Hoje há mais de 4 milhões de brasileiros, 2% de nossa população que emigrou. Se de um lado condenamos a maneira que nossos irmãos são expulsos dos Estados Unidos, temos também de questionar porque as pessoas estão fugindo e arriscando a vida nas mãos de coyotes, que são bandidos de pior espécie, do Brasil. Em todos os anos que exercia funções nas entidades empresariais, nunca vi o governo de Minas combater as raizes desta emigração. Nunca nenhum governador de Minas sequer visitava as comunidades brasileiras no exterior. Iam a Washington para dançar com banqueiros e não eram capazes de ir a Boston visitar nossos valadarenses. O mesmo vale para prefeitos de Governador Valadares – cidade que vive de dinheiro vindo de emigrantes.Só um prefeito visitou a comunidade lá e, mesmo assim, com passagem paga pela Fiemg.

 

Não são os gringos que tratam mal nossos patricios.
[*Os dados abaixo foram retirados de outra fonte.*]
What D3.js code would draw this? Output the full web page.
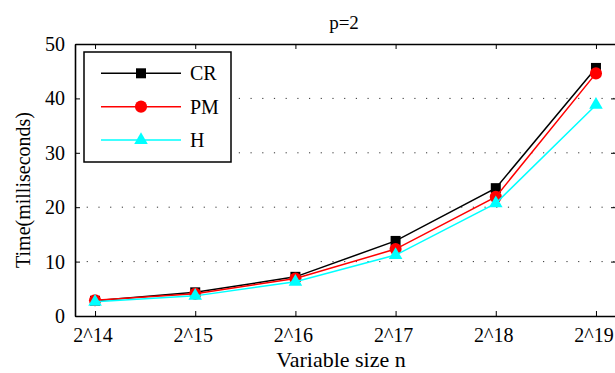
<!DOCTYPE html>
<html>
<head>
<meta charset="utf-8">
<script src="https://cdn.jsdelivr.net/npm/d3@7"></script>
<style>
  html, body { margin: 0; padding: 0; background: #fff; }
  svg { display: block; }
  svg text { font-family: "Liberation Serif", "Times New Roman", Times, serif !important; }
</style>
</head>
<body>
<svg id="chart" width="615" height="373"></svg>
<script>
// Problem size exponents (n = 2^k) and tick labels
const exponents = [14, 15, 16, 17, 18, 19];
const xTickLabels = ["2^14", "2^15", "2^16", "2^17", "2^18", "2^19"];
const yTicks = [0, 10, 20, 30, 40, 50];

// Running time in milliseconds for each method
const seriesNames = ["CR", "PM", "H"];
const crTimes = [2.8, 4.35, 7.2, 13.8, 23.5, 45.6];
const pmTimes = [2.9, 4.1, 6.9, 12.3, 21.9, 44.6];
const hTimes  = [2.6, 3.7, 6.3, 11.2, 20.7, 38.8];
const seriesColors = ["#000000", "#ff0000", "#00ffff"];

const serif = "Liberation Serif, Times New Roman, serif";

const series = [
  { name: seriesNames[0], values: crTimes, color: seriesColors[0], symbol: d3.symbolSquare, size: 100 },
  { name: seriesNames[1], values: pmTimes, color: seriesColors[1], symbol: d3.symbolCircle, size: 115 },
  { name: seriesNames[2], values: hTimes,  color: seriesColors[2], symbol: d3.symbolTriangle, size: 80 }
];

const svg = d3.select("#chart");
const plot = { left: 75, right: 616, top: 44, bottom: 316 };

const x = d3.scaleLinear().domain([13.8, 19.2]).range([plot.left, plot.right]);
const y = d3.scaleLinear().domain([0, 50]).range([plot.bottom, plot.top]);

// Dotted horizontal grid
svg.append("g")
  .selectAll("line")
  .data(yTicks.filter(d => d > 0 && d < 50))
  .join("line")
  .attr("x1", plot.left).attr("x2", plot.right)
  .attr("y1", d => y(d)).attr("y2", d => y(d))
  .attr("stroke", "#333")
  .attr("stroke-width", 1)
  .attr("stroke-dasharray", "1.2,10.5");

// Axes with inward ticks on all four sides
const fontSize = 20;
const bottomAxis = d3.axisBottom(x).tickValues(exponents)
  .tickFormat((d, i) => xTickLabels[i]).tickSizeInner(-5).tickSizeOuter(0).tickPadding(12);
const topAxis = d3.axisTop(x).tickValues(exponents).tickFormat("").tickSizeInner(-5).tickSizeOuter(0);
const leftAxis = d3.axisLeft(y).tickValues(yTicks).tickFormat(d3.format("d"))
  .tickSizeInner(-5).tickSizeOuter(0).tickPadding(10);
const rightAxis = d3.axisRight(y).tickValues(yTicks).tickFormat("").tickSizeInner(-5).tickSizeOuter(0);

function styleAxis(g) {
  g.attr("font-family", serif).attr("font-size", fontSize);
  g.select(".domain").attr("stroke", "#000").attr("stroke-width", 1.6);
  g.selectAll(".tick line").attr("stroke", "#000").attr("stroke-width", 1);
  g.selectAll(".tick text").attr("fill", "#000");
}

svg.append("g").attr("transform", `translate(0,${plot.bottom})`).call(bottomAxis).call(styleAxis)
  .selectAll(".tick text").attr("dx", -2.5);
svg.append("g").attr("transform", `translate(0,${plot.top})`).call(topAxis).call(styleAxis);
svg.append("g").attr("transform", `translate(${plot.left},0)`).call(leftAxis).call(styleAxis);
svg.append("g").attr("transform", `translate(${plot.right},0)`).call(rightAxis).call(styleAxis);

// Series lines and markers
const line = d3.line().x((d, i) => x(exponents[i])).y(d => y(d));

series.forEach(s => {
  const g = svg.append("g");
  g.append("path")
    .datum(s.values)
    .attr("d", line)
    .attr("fill", "none")
    .attr("stroke", s.color)
    .attr("stroke-width", 1.5);
  g.selectAll("path.marker")
    .data(s.values)
    .join("path")
    .attr("class", "marker")
    .attr("d", d3.symbol().type(s.symbol).size(s.size))
    .attr("transform", (d, i) => `translate(${x(exponents[i])},${y(d)})`)
    .attr("fill", s.color);
});

// Legend
const legend = svg.append("g");
legend.append("rect")
  .attr("x", 84).attr("y", 52).attr("width", 147).attr("height", 110)
  .attr("fill", "#fff").attr("stroke", "#000").attr("stroke-width", 1.5);

const rowY = d3.scalePoint().domain(seriesNames).range([73.3, 140]);
series.forEach(s => {
  const ry = rowY(s.name);
  legend.append("line")
    .attr("x1", 101).attr("x2", 181).attr("y1", ry).attr("y2", ry)
    .attr("stroke", s.color).attr("stroke-width", 1.5);
  legend.append("path")
    .attr("d", d3.symbol().type(s.symbol).size(s.size))
    .attr("transform", `translate(141,${ry})`)
    .attr("fill", s.color);
  legend.append("text")
    .attr("x", 190).attr("y", ry)
    .attr("dy", "0.35em")
    .attr("font-family", serif)
    .attr("font-size", 20)
    .text(s.name);
});

// Title and axis labels
svg.append("text")
  .attr("x", 344).attr("y", 29)
  .attr("text-anchor", "middle")
  .attr("font-family", serif)
  .attr("font-size", 19)
  .text("p=2");

svg.append("text")
  .attr("x", 341).attr("y", 367)
  .attr("text-anchor", "middle")
  .attr("font-family", serif)
  .attr("font-size", 22)
  .text("Variable size n");

svg.append("text")
  .attr("transform", "translate(30,190) rotate(-90)")
  .attr("text-anchor", "middle")
  .attr("font-family", serif)
  .attr("font-size", 20)
  .text("Time(milliseconds)");
</script>
</body>
</html>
Somos nós mesmos, com honrosa exceção do Serviço Consular do Itamaraty, que é tratamento a posteriori e não chega às raízes e causas do fenômeno. Aliás, como Minas trata essa chaga da nossa sociedade, é significativo que o melhor trabalho acadêmico sobre emigrantes mineiros fosse feito em Santa Catarina e pelo que sei, até hoje, não existe um centro de estudos sobre emigração em Minas. E, neste capítulo, é interessante observar que tão zelosas forças policiais do estado não conseguem desmontar esses esquemas criminosos. E políticos protestam contra Estados Unidos, o que é certo, mas não fazem nada nem para diminuir a criminalidade nem para dar criar condições para que as pessoas tenham uma vida melhor e se ficam. Aliás, este governo liberal que temos no Estado parece até achar graça que as pessoas que estão sofrendo neste processo estão sendo castigadas tão cruelmente.

 

É uma tristeza ver estes voos e as pessoas sofrendo. Mas, mais triste ainda, é pensar que o país que me acolheu e acolheu tantas milhares de pessoas, quem não é de uma família cujas raizes não são de imigrantes, um país e um povo tão acolhedor, não consegue criar condições para a vida melhor dos seus cidadoes. Isso, sim, é que dá vontade de chorar.

 

*Empresário, ex-Presidente da FIEMG – Federação das Indústrias de Minas Gerais.